I first learned about quantum tunneling from
science fiction, specifically a short story by Larry Niven. The
idea is often tossed out there as one of those "quantum is weird and
almost magical!" concepts. It is
surely far from our daily experience.
Imagine a car of mass \(m\) rolling along a road toward a small
hill. Let’s make the car and the road
ideal – we’re not going to worry about friction or drag from the air or
anything like that. You know from
everyday experience that the car will roll up the hill and slow down. This ideal car’s total energy is conserved,
and it has (conventionally) two pieces, the kinetic energy \(p^2/2m\) (where \(p\) is
the momentum; here I’m leaving out the rotational contribution of the tires),
and the gravitational potential energy, \(mgz\), where \(g\) is the gravitational acceleration
and \(z\) is the height of the center of mass above some reference level. As the car goes up, so does its potential
energy, meaning its kinetic energy has to fall.
When the kinetic energy hits zero, the car stops momentarily before
starting to roll backward down the hill.
The spot where the car stops is called a classical turning point. Without some additional contribution to the
energy, you won’t ever find the car on the other side of that hill, because the
shaded region is “classically forbidden”.
We’d either have to sacrifice conservation of energy, or the car would
have to have negative kinetic energy to exist in the forbidden region. Since the kinetic piece is proportional to \(p^2\), to have negative kinetic energy would require \(p\) to be imaginary (!).

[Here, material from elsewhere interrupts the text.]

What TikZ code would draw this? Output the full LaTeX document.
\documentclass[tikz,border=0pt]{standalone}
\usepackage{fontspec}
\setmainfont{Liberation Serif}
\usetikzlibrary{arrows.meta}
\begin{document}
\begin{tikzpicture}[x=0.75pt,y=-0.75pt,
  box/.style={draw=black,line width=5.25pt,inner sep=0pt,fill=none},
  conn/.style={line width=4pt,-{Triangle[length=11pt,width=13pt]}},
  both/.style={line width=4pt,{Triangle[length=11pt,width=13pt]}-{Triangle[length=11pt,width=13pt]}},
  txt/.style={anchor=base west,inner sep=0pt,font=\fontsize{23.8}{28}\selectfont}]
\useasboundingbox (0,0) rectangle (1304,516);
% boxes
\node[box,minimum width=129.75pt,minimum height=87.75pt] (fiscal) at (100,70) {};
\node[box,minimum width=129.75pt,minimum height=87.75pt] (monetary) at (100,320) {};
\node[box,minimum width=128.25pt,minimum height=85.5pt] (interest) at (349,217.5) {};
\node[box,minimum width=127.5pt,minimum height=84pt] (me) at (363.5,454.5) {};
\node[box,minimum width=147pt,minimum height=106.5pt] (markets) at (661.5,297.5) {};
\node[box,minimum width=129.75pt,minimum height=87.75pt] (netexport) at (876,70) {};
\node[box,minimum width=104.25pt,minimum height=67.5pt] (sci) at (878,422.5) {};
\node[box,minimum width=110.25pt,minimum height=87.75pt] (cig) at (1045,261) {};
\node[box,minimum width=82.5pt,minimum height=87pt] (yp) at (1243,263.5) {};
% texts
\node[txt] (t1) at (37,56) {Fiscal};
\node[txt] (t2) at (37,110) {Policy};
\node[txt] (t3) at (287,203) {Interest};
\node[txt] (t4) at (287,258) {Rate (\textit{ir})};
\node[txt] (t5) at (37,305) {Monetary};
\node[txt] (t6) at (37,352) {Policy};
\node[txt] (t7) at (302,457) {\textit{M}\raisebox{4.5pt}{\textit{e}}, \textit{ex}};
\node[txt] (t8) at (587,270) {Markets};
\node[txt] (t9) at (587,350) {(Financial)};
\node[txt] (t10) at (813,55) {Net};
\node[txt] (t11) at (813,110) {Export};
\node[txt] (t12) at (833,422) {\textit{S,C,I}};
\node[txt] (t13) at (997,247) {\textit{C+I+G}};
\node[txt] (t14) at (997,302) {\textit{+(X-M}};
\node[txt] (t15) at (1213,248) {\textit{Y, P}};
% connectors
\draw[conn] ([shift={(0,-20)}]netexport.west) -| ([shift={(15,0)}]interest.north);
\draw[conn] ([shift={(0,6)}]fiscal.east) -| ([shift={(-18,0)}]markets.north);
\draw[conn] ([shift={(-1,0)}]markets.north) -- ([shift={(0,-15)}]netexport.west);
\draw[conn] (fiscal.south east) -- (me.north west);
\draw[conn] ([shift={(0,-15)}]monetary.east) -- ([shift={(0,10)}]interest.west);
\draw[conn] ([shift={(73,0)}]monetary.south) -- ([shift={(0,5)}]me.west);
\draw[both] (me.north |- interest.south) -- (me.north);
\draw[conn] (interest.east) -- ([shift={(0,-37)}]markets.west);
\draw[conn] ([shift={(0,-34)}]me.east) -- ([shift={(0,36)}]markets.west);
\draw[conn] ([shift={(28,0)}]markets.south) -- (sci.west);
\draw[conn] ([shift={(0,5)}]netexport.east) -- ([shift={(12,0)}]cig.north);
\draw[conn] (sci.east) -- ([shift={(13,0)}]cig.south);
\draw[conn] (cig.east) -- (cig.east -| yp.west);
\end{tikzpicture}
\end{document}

However, we know that the car is really a quantum object, built
out of a huge number (more than \(10^27\)) other quantum objects. The spatial locations of quantum objects can
be described with “wavefunctions”, and you need to know a couple of things
about these to get a feel for tunneling. For the ideal case of a free particle with a
definite momentum, the wavefunction really looks like a wave with a wavelength \(h/p\), where \(h\) is Planck’s constant. Because
a wave extends throughout all space, the probability of finding the ideal free
particle anywhere is equal, in agreement with the oft-quoted uncertainty
principle.
Here’s the essential piece of physics: In a classically forbidden region, the wavefunction
decays exponentially with distance (mathematically equivalent to the wave
having an imaginary wavelength), but it can’t change abruptly. That means that if you solve the problem of a
quantum particle incident on a finite (in energy and spatial size) barrier from
one side, there is always some probability that the particle will be found on
the far side of the classically forbidden region.
This means that it’s technically possible for the car to “tunnel”

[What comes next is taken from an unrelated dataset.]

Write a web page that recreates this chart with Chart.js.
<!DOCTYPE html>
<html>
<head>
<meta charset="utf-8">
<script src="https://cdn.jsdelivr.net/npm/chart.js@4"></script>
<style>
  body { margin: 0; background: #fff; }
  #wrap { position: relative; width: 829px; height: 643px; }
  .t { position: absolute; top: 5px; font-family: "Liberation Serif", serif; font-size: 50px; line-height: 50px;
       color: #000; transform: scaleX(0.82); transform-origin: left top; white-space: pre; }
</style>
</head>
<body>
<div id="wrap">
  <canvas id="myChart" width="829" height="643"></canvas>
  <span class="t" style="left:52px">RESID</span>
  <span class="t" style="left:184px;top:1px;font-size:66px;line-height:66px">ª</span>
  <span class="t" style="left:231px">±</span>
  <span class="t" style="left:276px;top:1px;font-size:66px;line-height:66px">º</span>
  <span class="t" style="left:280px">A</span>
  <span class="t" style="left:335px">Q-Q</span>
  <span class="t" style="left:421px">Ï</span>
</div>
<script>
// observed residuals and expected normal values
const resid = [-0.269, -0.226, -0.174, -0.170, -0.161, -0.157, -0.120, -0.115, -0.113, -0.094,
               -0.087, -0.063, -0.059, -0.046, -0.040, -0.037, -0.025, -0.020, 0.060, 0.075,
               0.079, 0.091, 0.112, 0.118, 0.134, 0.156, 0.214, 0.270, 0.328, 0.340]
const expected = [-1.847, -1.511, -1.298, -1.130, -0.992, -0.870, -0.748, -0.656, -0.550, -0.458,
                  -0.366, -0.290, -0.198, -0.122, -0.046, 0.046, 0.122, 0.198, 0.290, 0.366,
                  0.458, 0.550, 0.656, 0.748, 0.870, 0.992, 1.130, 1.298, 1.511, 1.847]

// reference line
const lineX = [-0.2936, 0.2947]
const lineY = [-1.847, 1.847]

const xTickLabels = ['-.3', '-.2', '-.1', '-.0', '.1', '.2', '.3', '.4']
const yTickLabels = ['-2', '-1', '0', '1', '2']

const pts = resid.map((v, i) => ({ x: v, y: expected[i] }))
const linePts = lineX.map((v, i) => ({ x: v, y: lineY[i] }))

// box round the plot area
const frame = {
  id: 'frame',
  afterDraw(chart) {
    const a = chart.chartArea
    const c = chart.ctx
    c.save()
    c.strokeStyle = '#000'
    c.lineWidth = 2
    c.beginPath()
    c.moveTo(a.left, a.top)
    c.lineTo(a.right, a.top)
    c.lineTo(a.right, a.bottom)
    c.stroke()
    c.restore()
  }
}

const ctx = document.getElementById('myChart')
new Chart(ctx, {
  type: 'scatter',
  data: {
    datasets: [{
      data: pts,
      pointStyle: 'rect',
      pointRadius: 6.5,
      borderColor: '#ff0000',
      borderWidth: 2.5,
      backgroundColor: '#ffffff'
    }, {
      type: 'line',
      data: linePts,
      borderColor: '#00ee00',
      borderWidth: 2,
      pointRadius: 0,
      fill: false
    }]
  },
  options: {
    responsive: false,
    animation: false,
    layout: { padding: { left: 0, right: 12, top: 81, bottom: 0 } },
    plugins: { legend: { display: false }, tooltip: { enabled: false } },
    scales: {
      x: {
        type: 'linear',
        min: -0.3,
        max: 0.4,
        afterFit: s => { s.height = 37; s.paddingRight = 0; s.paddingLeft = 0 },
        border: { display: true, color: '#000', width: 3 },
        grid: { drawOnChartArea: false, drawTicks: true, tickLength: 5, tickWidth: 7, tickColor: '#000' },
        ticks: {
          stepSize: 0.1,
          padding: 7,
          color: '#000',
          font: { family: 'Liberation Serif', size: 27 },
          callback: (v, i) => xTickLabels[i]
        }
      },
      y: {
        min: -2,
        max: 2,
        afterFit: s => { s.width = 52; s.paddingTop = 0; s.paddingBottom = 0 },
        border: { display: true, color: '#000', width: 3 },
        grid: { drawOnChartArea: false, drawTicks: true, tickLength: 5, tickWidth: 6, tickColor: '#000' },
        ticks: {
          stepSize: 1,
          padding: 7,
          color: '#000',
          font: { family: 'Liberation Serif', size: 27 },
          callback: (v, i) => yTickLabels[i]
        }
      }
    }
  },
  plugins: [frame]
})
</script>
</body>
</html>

through the hillside and end up on the downslope. I would not recommend this as a
transportation strategy, though, because that’s incredibly unlikely. The more massive the particle, and the more forbidden
the region (that is, the more negative the classical kinetic energy of the
particle would have to be in the barrier), the faster the exponential decay of
the probability of getting through. For
a 1000 kg car trying to tunnel through a 10 cm high speed bump 1 m long, the
probability is around exp(-2.7e20). That
kind of number is why quantum tunneling is not an obvious part of your daily
existence. For something much less
massive, like an electron, the tunneling probability from, say, a metal tip to
a metal surface decays by around a factor of \(e^2\) for every 0.1 nm of tip-surface
distance separation. It’s that
exponential sensitivity to geometry that makes scanning tunneling microscopy
possible.
However, quantum tunneling is very much a part of your
life. Protons can tunnel through the repulsion
of their positive charges to bind to each other – that’s what powers the sun. Electrons routinely tunnel in zillions of
chemical reactions going on in your body right now, as well as in the photosynthesis
process that drives most plant life.
1 comment:
Great post, the clearest explanation of tunneling I've ever read. You have a talent for explaining complex subjects to people with no special training in that field.